Wells Fargo’s fake account scandal was able to go on for so long partly because bank branches were given notification ahead of visits from Wells Fargo’s internal monitors who would do inspection of branches.
According to a report in The Wall Street Journal citing current and former employees and executives at the embattled bank, managers and employees at the branches usually got a 24-hour or longer warning about the reviews, giving many employees time to cover their tracks from opening up accounts without customers’ permissions. Greater than a dozen current and former employees of Wells Fargo branches in California, Arizona and New Jersey told the WSJ they saw or forged signatures on documents and shredded papers to make it appear as if customers signed off on the account openings. The paper noted that managers had employees stay late to shred documents or put fake signatures on them.
A Wells Fargo spokeswoman said the bank has increased oversight since the scandal emerged and increased monitoring and accountability to prevent a scandal such as this from happening again. Some of the things the bank did includes investing millions in employees, third party mystery shoppers, unannounced branch inspections and more internal auditor visits.
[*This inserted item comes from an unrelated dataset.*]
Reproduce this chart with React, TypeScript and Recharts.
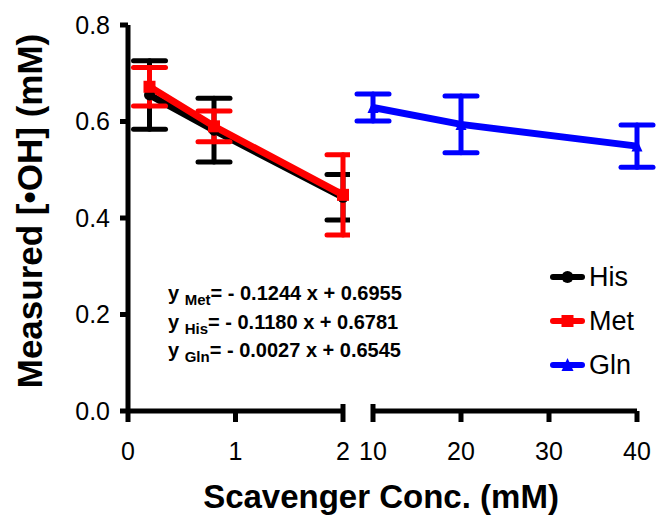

In September, the Consumer Financial Protection Bureau (CFPB) announced that Wells Fargo agreed to pay a $185 million fine and refund $5 million in fees that the bank wrongly charged customers. According to an investigation by the CFPB, Wells Fargo employees not only made fake deposit accounts but also submitted 565,443 unauthorized credit card account applications on behalf of unknowing customers. It’s estimated that 14,000 of those accounts accrued $403,145 in fees. Through its own independent investigation, the bank discovered a total of $2.6 million in unauthorized fees.